STATED TASK -
In the lines below, output everything from the first line through the line containing "Goals and their evolution during a crisis</text></g>" exactly as it is. Pictures are not part of the output.
---
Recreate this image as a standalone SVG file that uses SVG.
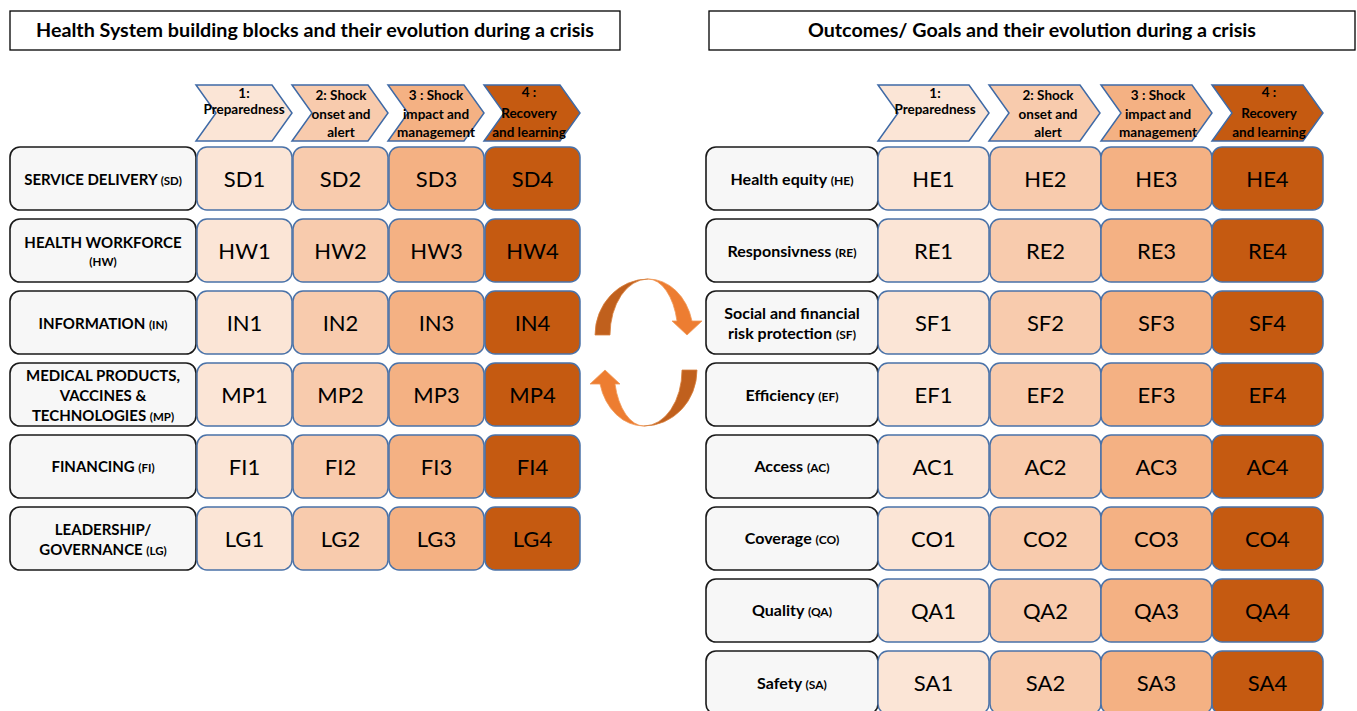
<svg xmlns="http://www.w3.org/2000/svg" width="1357" height="711" viewBox="0 0 1357 711">
<style>
text{font-family:Lato,"Liberation Sans",sans-serif;fill:#000;text-anchor:middle}
.title{font-size:18.5px;font-weight:bold}
.ttl{fill:#fff;stroke:#000;stroke-width:1.3}
.lab{fill:#f7f7f7;stroke:#1a1a1a;stroke-width:1.6}
.lt{font-size:15px;font-weight:bold}
.rt{font-size:16px;font-weight:bold}
.ab{font-size:11.5px}
.rab{font-size:12px}
.cell{stroke:#4a72a8;stroke-width:1.5}
.ct{font-size:22px}
.chev{stroke:#3f6aa6;stroke-width:1.5}
.cht{font-size:13.5px;font-weight:bold}
.c1{fill:#fbe5d6}.c2{fill:#f8cbad}.c3{fill:#f4b183}.c4{fill:#c55a11}
.al{fill:#ed7d31;stroke:#f09a5a;stroke-width:0.8}
.ad{fill:#c0601d;stroke:#d9823f;stroke-width:0.8}
</style>
<rect width="1357" height="711" fill="#fff"/>
<g id="title-left"><rect class="ttl" x="10" y="11" width="610" height="39"/><text class="title" x="315" y="37" textLength="558" lengthAdjust="spacingAndGlyphs">Health System building blocks and their evolution during a crisis</text></g>
<g id="title-right"><rect class="ttl" x="709" y="11" width="646" height="39"/><text class="title" x="1032" y="37" textLength="448" lengthAdjust="spacingAndGlyphs">Outcomes/ Goals and their evolution during a crisis</text></g>

<g id="phases-left">
<polygon class="chev c1" points="196,85 272,85 292,113 272,141 196,141 216,113"/>
<polygon class="chev c2" points="292,85 368,85 388,113 368,141 292,141 312,113"/>
<polygon class="chev c3" points="388,85 464,85 484,113 464,141 388,141 408,113"/>
<polygon class="chev c4" points="484,85 560,85 580,113 560,141 484,141 504,113"/>
<text class="cht" x="244" y="98">1:</text><text class="cht" x="244" y="114">Preparedness</text>
<text class="cht" x="341" y="100">2: Shock</text><text class="cht" x="341" y="119">onset and</text><text class="cht" x="341" y="137">alert</text>
<text class="cht" x="436" y="100">3 : Shock</text><text class="cht" x="436" y="119">impact and</text><text class="cht" x="436" y="137">management</text>
<text class="cht" x="529" y="97">4 :</text><text class="cht" x="529" y="118">Recovery</text><text class="cht" x="529" y="137">and learning</text>
</g>

<g id="phases-right">
<polygon class="chev c1" points="878,85 969,85 989,113 969,141 878,141 898,113"/>
<polygon class="chev c2" points="989,85 1080,85 1100,113 1080,141 989,141 1009,113"/>
<polygon class="chev c3" points="1101,85 1192,85 1212,113 1192,141 1101,141 1121,113"/>
<polygon class="chev c4" points="1212,85 1303,85 1323,113 1303,141 1212,141 1232,113"/>
<text class="cht" x="935" y="98">1:</text><text class="cht" x="935" y="114">Preparedness</text>
<text class="cht" x="1048" y="100">2: Shock</text><text class="cht" x="1048" y="119">onset and</text><text class="cht" x="1048" y="137">alert</text>
<text class="cht" x="1158" y="100">3 : Shock</text><text class="cht" x="1158" y="119">impact and</text><text class="cht" x="1158" y="137">management</text>
<text class="cht" x="1269" y="97">4 :</text><text class="cht" x="1269" y="118">Recovery</text><text class="cht" x="1269" y="137">and learning</text>
</g>

<g id="row-SD">
<rect class="lab" x="10" y="147" width="186" height="63" rx="10"/>
<text class="lt" x="103" y="185">SERVICE DELIVERY <tspan class="ab">(SD)</tspan></text>
<rect class="cell c1" x="197" y="147" width="95" height="63" rx="10"/><text class="ct" x="244.5" y="187">SD1</text>
<rect class="cell c2" x="293" y="147" width="95" height="63" rx="10"/><text class="ct" x="340.5" y="187">SD2</text>
<rect class="cell c3" x="389" y="147" width="95" height="63" rx="10"/><text class="ct" x="436.5" y="187">SD3</text>
<rect class="cell c4" x="485" y="147" width="95" height="63" rx="10"/><text class="ct" x="532.5" y="187">SD4</text>
</g>
<g id="row-HW">
<rect class="lab" x="10" y="219" width="186" height="63" rx="10"/>
<text class="lt" x="103" y="248">HEALTH WORKFORCE</text><text class="lt ab" x="103" y="266">(HW)</text>
<rect class="cell c1" x="197" y="219" width="95" height="63" rx="10"/><text class="ct" x="244.5" y="259">HW1</text>
<rect class="cell c2" x="293" y="219" width="95" height="63" rx="10"/><text class="ct" x="340.5" y="259">HW2</text>
<rect class="cell c3" x="389" y="219" width="95" height="63" rx="10"/><text class="ct" x="436.5" y="259">HW3</text>
<rect class="cell c4" x="485" y="219" width="95" height="63" rx="10"/><text class="ct" x="532.5" y="259">HW4</text>
</g>
<g id="row-IN">
<rect class="lab" x="10" y="291" width="186" height="63" rx="10"/>
<text class="lt" x="103" y="329">INFORMATION <tspan class="ab">(IN)</tspan></text>
<rect class="cell c1" x="197" y="291" width="95" height="63" rx="10"/><text class="ct" x="244.5" y="331">IN1</text>
<rect class="cell c2" x="293" y="291" width="95" height="63" rx="10"/><text class="ct" x="340.5" y="331">IN2</text>
<rect class="cell c3" x="389" y="291" width="95" height="63" rx="10"/><text class="ct" x="436.5" y="331">IN3</text>
<rect class="cell c4" x="485" y="291" width="95" height="63" rx="10"/><text class="ct" x="532.5" y="331">IN4</text>
</g>
<g id="row-MP">
<rect class="lab" x="10" y="363" width="186" height="63" rx="10"/>
<text class="lt" x="103" y="381">MEDICAL PRODUCTS,</text><text class="lt" x="103" y="401">VACCINES &amp;</text><text class="lt" x="103" y="421">TECHNOLOGIES <tspan class="ab">(MP)</tspan></text>
<rect class="cell c1" x="197" y="363" width="95" height="63" rx="10"/><text class="ct" x="244.5" y="403">MP1</text>
<rect class="cell c2" x="293" y="363" width="95" height="63" rx="10"/><text class="ct" x="340.5" y="403">MP2</text>
<rect class="cell c3" x="389" y="363" width="95" height="63" rx="10"/><text class="ct" x="436.5" y="403">MP3</text>
<rect class="cell c4" x="485" y="363" width="95" height="63" rx="10"/><text class="ct" x="532.5" y="403">MP4</text>
</g>
<g id="row-FI">
<rect class="lab" x="10" y="435" width="186" height="63" rx="10"/>
<text class="lt" x="103" y="472">FINANCING <tspan class="ab">(FI)</tspan></text>
<rect class="cell c1" x="197" y="435" width="95" height="63" rx="10"/><text class="ct" x="244.5" y="475">FI1</text>
<rect class="cell c2" x="293" y="435" width="95" height="63" rx="10"/><text class="ct" x="340.5" y="475">FI2</text>
<rect class="cell c3" x="389" y="435" width="95" height="63" rx="10"/><text class="ct" x="436.5" y="475">FI3</text>
<rect class="cell c4" x="485" y="435" width="95" height="63" rx="10"/><text class="ct" x="532.5" y="475">FI4</text>
</g>
<g id="row-LG">
<rect class="lab" x="10" y="507" width="186" height="63" rx="10"/>
<text class="lt" x="103" y="535">LEADERSHIP/</text><text class="lt" x="103" y="555">GOVERNANCE <tspan class="ab">(LG)</tspan></text>
<rect class="cell c1" x="197" y="507" width="95" height="63" rx="10"/><text class="ct" x="244.5" y="547">LG1</text>
<rect class="cell c2" x="293" y="507" width="95" height="63" rx="10"/><text class="ct" x="340.5" y="547">LG2</text>
<rect class="cell c3" x="389" y="507" width="95" height="63" rx="10"/><text class="ct" x="436.5" y="547">LG3</text>
<rect class="cell c4" x="485" y="507" width="95" height="63" rx="10"/><text class="ct" x="532.5" y="547">LG4</text>
</g>

<g id="row-HE">
<rect class="lab" x="706" y="147" width="172" height="63" rx="10"/>
<text class="rt" x="792" y="185">Health equity <tspan class="rab">(HE)</tspan></text>
<rect class="cell c1" x="878" y="147" width="111" height="63" rx="10"/><text class="ct" x="933.5" y="187">HE1</text>
<rect class="cell c2" x="990" y="147" width="111" height="63" rx="10"/><text class="ct" x="1045.5" y="187">HE2</text>
<rect class="cell c3" x="1101" y="147" width="111" height="63" rx="10"/><text class="ct" x="1156.5" y="187">HE3</text>
<rect class="cell c4" x="1212" y="147" width="111" height="63" rx="10"/><text class="ct" x="1267.5" y="187">HE4</text>
</g>
<g id="row-RE">
<rect class="lab" x="706" y="219" width="172" height="63" rx="10"/>
<text class="rt" x="792" y="257">Responsivness <tspan class="rab">(RE)</tspan></text>
<rect class="cell c1" x="878" y="219" width="111" height="63" rx="10"/><text class="ct" x="933.5" y="259">RE1</text>
<rect class="cell c2" x="990" y="219" width="111" height="63" rx="10"/><text class="ct" x="1045.5" y="259">RE2</text>
<rect class="cell c3" x="1101" y="219" width="111" height="63" rx="10"/><text class="ct" x="1156.5" y="259">RE3</text>
<rect class="cell c4" x="1212" y="219" width="111" height="63" rx="10"/><text class="ct" x="1267.5" y="259">RE4</text>
</g>
<g id="row-SF">
<rect class="lab" x="706" y="291" width="172" height="63" rx="10"/>
<text class="rt" x="792" y="319">Social and financial</text><text class="rt" x="792" y="339">risk protection <tspan class="rab">(SF)</tspan></text>
<rect class="cell c1" x="878" y="291" width="111" height="63" rx="10"/><text class="ct" x="933.5" y="331">SF1</text>
<rect class="cell c2" x="990" y="291" width="111" height="63" rx="10"/><text class="ct" x="1045.5" y="331">SF2</text>
<rect class="cell c3" x="1101" y="291" width="111" height="63" rx="10"/><text class="ct" x="1156.5" y="331">SF3</text>
<rect class="cell c4" x="1212" y="291" width="111" height="63" rx="10"/><text class="ct" x="1267.5" y="331">SF4</text>
</g>
<g id="row-EF">
<rect class="lab" x="706" y="363" width="172" height="63" rx="10"/>
<text class="rt" x="792" y="401">Efficiency <tspan class="rab">(EF)</tspan></text>
<rect class="cell c1" x="878" y="363" width="111" height="63" rx="10"/><text class="ct" x="933.5" y="403">EF1</text>
<rect class="cell c2" x="990" y="363" width="111" height="63" rx="10"/><text class="ct" x="1045.5" y="403">EF2</text>
<rect class="cell c3" x="1101" y="363" width="111" height="63" rx="10"/><text class="ct" x="1156.5" y="403">EF3</text>
<rect class="cell c4" x="1212" y="363" width="111" height="63" rx="10"/><text class="ct" x="1267.5" y="403">EF4</text>
</g>
<g id="row-AC">
<rect class="lab" x="706" y="435" width="172" height="63" rx="10"/>
<text class="rt" x="792" y="472">Access <tspan class="rab">(AC)</tspan></text>
<rect class="cell c1" x="878" y="435" width="111" height="63" rx="10"/><text class="ct" x="933.5" y="475">AC1</text>
<rect class="cell c2" x="990" y="435" width="111" height="63" rx="10"/><text class="ct" x="1045.5" y="475">AC2</text>
<rect class="cell c3" x="1101" y="435" width="111" height="63" rx="10"/><text class="ct" x="1156.5" y="475">AC3</text>
<rect class="cell c4" x="1212" y="435" width="111" height="63" rx="10"/><text class="ct" x="1267.5" y="475">AC4</text>
</g>
<g id="row-CO">
<rect class="lab" x="706" y="507" width="172" height="63" rx="10"/>
<text class="rt" x="792" y="544">Coverage <tspan class="rab">(CO)</tspan></text>
<rect class="cell c1" x="878" y="507" width="111" height="63" rx="10"/><text class="ct" x="933.5" y="547">CO1</text>
<rect class="cell c2" x="990" y="507" width="111" height="63" rx="10"/><text class="ct" x="1045.5" y="547">CO2</text>
<rect class="cell c3" x="1101" y="507" width="111" height="63" rx="10"/><text class="ct" x="1156.5" y="547">CO3</text>
<rect class="cell c4" x="1212" y="507" width="111" height="63" rx="10"/><text class="ct" x="1267.5" y="547">CO4</text>
</g>
<g id="row-QA">
<rect class="lab" x="706" y="579" width="172" height="63" rx="10"/>
<text class="rt" x="792" y="616">Quality <tspan class="rab">(QA)</tspan></text>
<rect class="cell c1" x="878" y="579" width="111" height="63" rx="10"/><text class="ct" x="933.5" y="619">QA1</text>
<rect class="cell c2" x="990" y="579" width="111" height="63" rx="10"/><text class="ct" x="1045.5" y="619">QA2</text>
<rect class="cell c3" x="1101" y="579" width="111" height="63" rx="10"/><text class="ct" x="1156.5" y="619">QA3</text>
<rect class="cell c4" x="1212" y="579" width="111" height="63" rx="10"/><text class="ct" x="1267.5" y="619">QA4</text>
</g>
<g id="row-SA">
<rect class="lab" x="706" y="651" width="172" height="63" rx="10"/>
<text class="rt" x="792" y="689">Safety <tspan class="rab">(SA)</tspan></text>
<rect class="cell c1" x="878" y="651" width="111" height="63" rx="10"/><text class="ct" x="933.5" y="691">SA1</text>
<rect class="cell c2" x="990" y="651" width="111" height="63" rx="10"/><text class="ct" x="1045.5" y="691">SA2</text>
<rect class="cell c3" x="1101" y="651" width="111" height="63" rx="10"/><text class="ct" x="1156.5" y="691">SA3</text>
<rect class="cell c4" x="1212" y="651" width="111" height="63" rx="10"/><text class="ct" x="1267.5" y="691">SA4</text>
</g>

<g id="connectors">
<g id="arrow-top">
<path class="ad" d="M595,335 A53,56 0 0 1 648,279 A38,56 0 0 0 610,335 Z"/>
<path class="al" d="M648,279 A45,56 0 0 1 692,321 L702,321 L687,335 L672,321 L677,321 A30,56 0 0 0 648,279 Z"/>
</g>
<g id="arrow-bottom" transform="rotate(180 646 352.5)">
<path class="ad" d="M595,335 A53,56 0 0 1 648,279 A38,56 0 0 0 610,335 Z"/>
<path class="al" d="M648,279 A45,56 0 0 1 692,321 L702,321 L687,335 L672,321 L677,321 A30,56 0 0 0 648,279 Z"/>
</g>
</g>
</svg>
---
SOLUTION -
Recreate this image as a standalone SVG file that uses SVG.
<svg xmlns="http://www.w3.org/2000/svg" width="1357" height="711" viewBox="0 0 1357 711">
<style>
text{font-family:Lato,"Liberation Sans",sans-serif;fill:#000;text-anchor:middle}
.title{font-size:18.5px;font-weight:bold}
.ttl{fill:#fff;stroke:#000;stroke-width:1.3}
.lab{fill:#f7f7f7;stroke:#1a1a1a;stroke-width:1.6}
.lt{font-size:15px;font-weight:bold}
.rt{font-size:16px;font-weight:bold}
.ab{font-size:11.5px}
.rab{font-size:12px}
.cell{stroke:#4a72a8;stroke-width:1.5}
.ct{font-size:22px}
.chev{stroke:#3f6aa6;stroke-width:1.5}
.cht{font-size:13.5px;font-weight:bold}
.c1{fill:#fbe5d6}.c2{fill:#f8cbad}.c3{fill:#f4b183}.c4{fill:#c55a11}
.al{fill:#ed7d31;stroke:#f09a5a;stroke-width:0.8}
.ad{fill:#c0601d;stroke:#d9823f;stroke-width:0.8}
</style>
<rect width="1357" height="711" fill="#fff"/>
<g id="title-left"><rect class="ttl" x="10" y="11" width="610" height="39"/><text class="title" x="315" y="37" textLength="558" lengthAdjust="spacingAndGlyphs">Health System building blocks and their evolution during a crisis</text></g>
<g id="title-right"><rect class="ttl" x="709" y="11" width="646" height="39"/><text class="title" x="1032" y="37" textLength="448" lengthAdjust="spacingAndGlyphs">Outcomes/ Goals and their evolution during a crisis</text></g>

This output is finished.